On Medicare, Mr. Obama offered such good ideas as negotiating with drug companies to get better rates, and requiring better-off recipients to pay more for their benefits. But such proposals, which the President conceded are “modest,” are only the start of the changes needed to pare the debt and sustain entitlement programs in the long run, without mortgaging the nation’s future or harming the programs’ neediest beneficiaries.
The failure of meaningful budget reform, coupled with the still-sluggish economic recovery, could doom the sound domestic priorities the President identified this week, including universal public preschool, a higher federal minimum wage that would rise with inflation, and greater help from Washington to cope with rapidly rising college costs.
He also would accelerate government support of manufacturing (he cited a public-private innovation hub in Youngstown as an example), needed repairs of roads and bridges, and clean-energy technology. Such things can create jobs and promote economic growth.

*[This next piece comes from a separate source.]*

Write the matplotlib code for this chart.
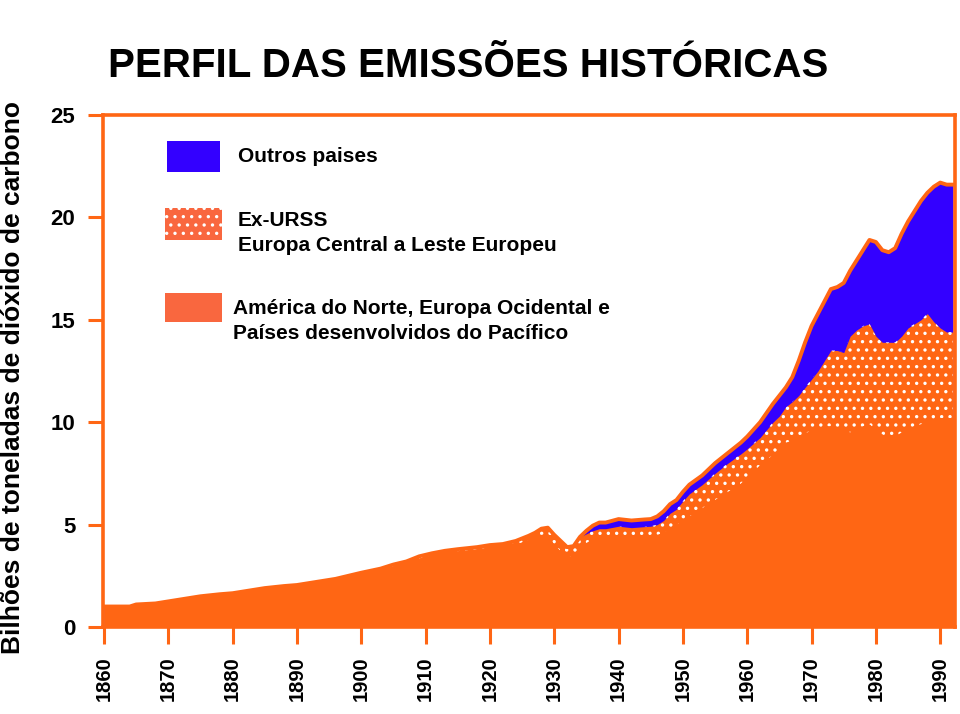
import numpy as np
import matplotlib
matplotlib.use("Agg")
from matplotlib import pyplot as plt
from matplotlib.patches import Rectangle

plt.rcParams["font.family"] = ["Liberation Sans", "DejaVu Sans"]
plt.rcParams["font.weight"] = "bold"
plt.rcParams["hatch.linewidth"] = 1.2

# values (billions of tonnes of CO2)
years = [1860, 1864, 1865, 1868, 1870, 1873, 1875, 1878, 1880, 1883, 1885, 1888,
         1890, 1893, 1896, 1898, 1900, 1903, 1905, 1907, 1909, 1911, 1913, 1915,
         1918, 1920, 1922, 1924, 1926, 1927, 1928, 1929, 1930, 1931, 1932, 1933,
         1934, 1935, 1936, 1937, 1938, 1940, 1942, 1944, 1945, 1946, 1947, 1948,
         1949, 1950, 1951, 1953, 1955, 1957, 1959, 1960, 1962, 1964, 1965, 1966,
         1967, 1968, 1969, 1970, 1971, 1972, 1973, 1974, 1975, 1976, 1977, 1978,
         1979, 1980, 1981, 1982, 1983, 1984, 1985, 1986, 1987, 1988, 1989, 1990,
         1991, 1992]

developed = [0.95, 0.95, 1.05, 1.1, 1.2, 1.35, 1.45, 1.55, 1.6, 1.75, 1.85, 1.95,
             2.0, 2.15, 2.3, 2.45, 2.6, 2.78, 2.97, 3.12, 3.35, 3.5, 3.6, 3.7,
             3.8, 3.88, 3.93, 4.02, 4.25, 4.35, 4.5, 4.5, 4.0, 3.7, 3.4, 3.5,
             3.9, 4.1, 4.3, 4.3, 4.3, 4.3, 4.3, 4.4, 4.5, 4.5, 4.6, 4.8,
             5.0, 5.2, 5.4, 5.8, 6.2, 6.6, 7.0, 7.3, 7.9, 8.4, 8.7, 9.0,
             9.1, 9.3, 9.45, 9.6, 9.7, 9.8, 9.8, 9.7, 9.6, 9.5, 9.65, 9.8,
             9.9, 9.6, 9.4, 9.3, 9.3, 9.5, 9.7, 9.8, 9.9, 10.0, 10.1, 10.2,
             10.2, 10.2]

ex_urss = [0.05, 0.05, 0.05, 0.05, 0.05, 0.05, 0.05, 0.05, 0.05, 0.05, 0.05, 0.05,
           0.05, 0.05, 0.05, 0.05, 0.05, 0.07, 0.08, 0.08, 0.1, 0.1, 0.12, 0.1,
           0.1, 0.12, 0.12, 0.18, 0.2, 0.25, 0.3, 0.35, 0.5, 0.5, 0.5, 0.45,
           0.5, 0.45, 0.4, 0.5, 0.5, 0.62, 0.55, 0.5, 0.42, 0.5, 0.6, 0.75,
           0.75, 0.95, 1.1, 1.15, 1.3, 1.4, 1.45, 1.4, 1.35, 1.6, 1.6, 1.75,
           1.9, 2.0, 2.25, 2.5, 2.8, 3.2, 3.7, 3.8, 3.8, 4.7, 4.85, 4.9,
           4.9, 4.6, 4.5, 4.6, 4.6, 4.7, 4.9, 5.0, 5.1, 5.3, 4.8, 4.4,
           4.2, 4.2]

outros = [0, 0, 0, 0, 0, 0, 0, 0, 0, 0, 0, 0,
          0, 0, 0, 0, 0, 0, 0, 0, 0, 0, 0, 0,
          0, 0, 0, 0, 0, 0, 0, 0, 0, 0, 0, 0,
          0, 0.15, 0.25, 0.3, 0.3, 0.35, 0.35, 0.35, 0.35, 0.4, 0.45, 0.45,
          0.45, 0.45, 0.45, 0.45, 0.5, 0.5, 0.55, 0.6, 0.75, 0.9, 1.0, 0.95,
          1.2, 1.7, 2.2, 2.6, 2.8, 2.9, 3.0, 3.1, 3.4, 3.2, 3.4, 3.7,
          4.1, 4.6, 4.5, 4.4, 4.6, 5.0, 5.2, 5.5, 5.8, 5.9, 6.6, 7.1,
          7.2, 7.2]

labels = ["Outros paises",
          "Ex-URSS\nEuropa Central a Leste Europeu",
          "América do Norte, Europa Ocidental e\nPaíses desenvolvidos do Pacífico"]

orange = "#FF6614"
legend_orange = "#F9673F"
blue = "#3300FF"

W, H = 960, 714


def fx(x):
    return x / W


def fy(y):
    return 1 - y / H


dev = np.array(developed)
urss_top = dev + np.array(ex_urss)
total = urss_top + np.array(outros)

fig = plt.figure(figsize=(9.6, 7.14), dpi=100)
ax = fig.add_axes([fx(103), fy(627), fx(955) - fx(103), fy(115) - fy(627)])

# overlapping fills from zero, so no seams between the layers
ax.fill_between(years, 0, total, color=blue, lw=0, label=labels[0])
ax.fill_between(years, 0, urss_top, color=orange, lw=0)
ax.fill_between(years, dev, urss_top, facecolor="none", edgecolor="white",
                hatch="..", lw=0, label=labels[1])
ax.fill_between(years, 0, dev, color=orange, lw=0, label=labels[2])
ax.plot(years, total, color=orange, lw=2.8, solid_joinstyle="round")

ax.set_xlim(1859.85, 1992.3)
ax.set_ylim(0, 25)
ax.set_xticks(range(1860, 1991, 10))
ax.set_yticks(range(0, 26, 5))
ax.tick_params(axis="x", length=12, width=2.2, color=orange, pad=9,
               labelsize=14.5, labelrotation=90)
ax.tick_params(axis="y", length=11, width=2.2, color=orange, pad=9,
               labelsize=16)
for lab in ax.get_xticklabels() + ax.get_yticklabels():
    lab.set_fontweight("bold")
for side in ["left", "top", "right", "bottom"]:
    ax.spines[side].set_color(orange)
    ax.spines[side].set_linewidth(2.6)

# legend drawn by hand, like the original slide
fig.add_artist(Rectangle((fx(167), fy(172)), fx(220) - fx(167), fy(141) - fy(172),
                         transform=fig.transFigure, facecolor=blue, lw=0))
fig.add_artist(Rectangle((fx(165), fy(240)), fx(222) - fx(165), fy(208) - fy(240),
                         transform=fig.transFigure, facecolor=legend_orange,
                         edgecolor="white", hatch="..", lw=0))
fig.add_artist(Rectangle((fx(165), fy(322)), fx(222) - fx(165), fy(293) - fy(322),
                         transform=fig.transFigure, facecolor=legend_orange, lw=0))
fig.text(fx(238), fy(157), labels[0], fontsize=15, va="center")
fig.text(fx(238), fy(233), labels[1], fontsize=15, va="center", linespacing=1.45)
fig.text(fx(233), fy(321), labels[2], fontsize=15, va="center", linespacing=1.45)

fig.text(fx(108), fy(77), "PERFIL DAS EMISSÕES HISTÓRICAS", fontsize=29,
         fontweight="bold", va="baseline", ha="left")
fig.text(fx(13), fy(378), "Bilhões de toneladas de dióxido de carbono",
         fontsize=19, fontweight="bold", rotation=90, va="center", ha="center")

fig.savefig("out.png", dpi=100)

On foreign affairs, Mr. Obama promised to reduce U.S. troop levels in Afghanistan by half over the next year, as Afghan forces properly assume greater responsibility for that nation’s defense. His call for a U.S.-European free-trade zone offers the promise of increasing exports and preserving American jobs. He was much more vague about how he plans to deal with such global hot spots as Syria, Iran, and the Middle East, and about how his administration will become more open in developing its criteria for targeting enemy combatants.
The President’s domestic agenda also includes such items as improved voting procedures — a particular concern in Ohio. He was especially eloquent in his demand that Congress act promptly on his package of gun reforms, including a renewed assault-weapons ban and tougher background checks of would-be gun buyers. He said of the families of victims of gun violence, some of whom were in the audience for his speech: “They deserve a vote.” He’s right.
President Obama warned recalcitrant lawmakers that he will act alone on issues such as global warming if they refuse to cooperate with him, but that strategy is limited. It would be far better if Congress would finally acknowledge the President’s electoral victory last November, and work with him to pursue the priorities and vision that American voters have affirmed.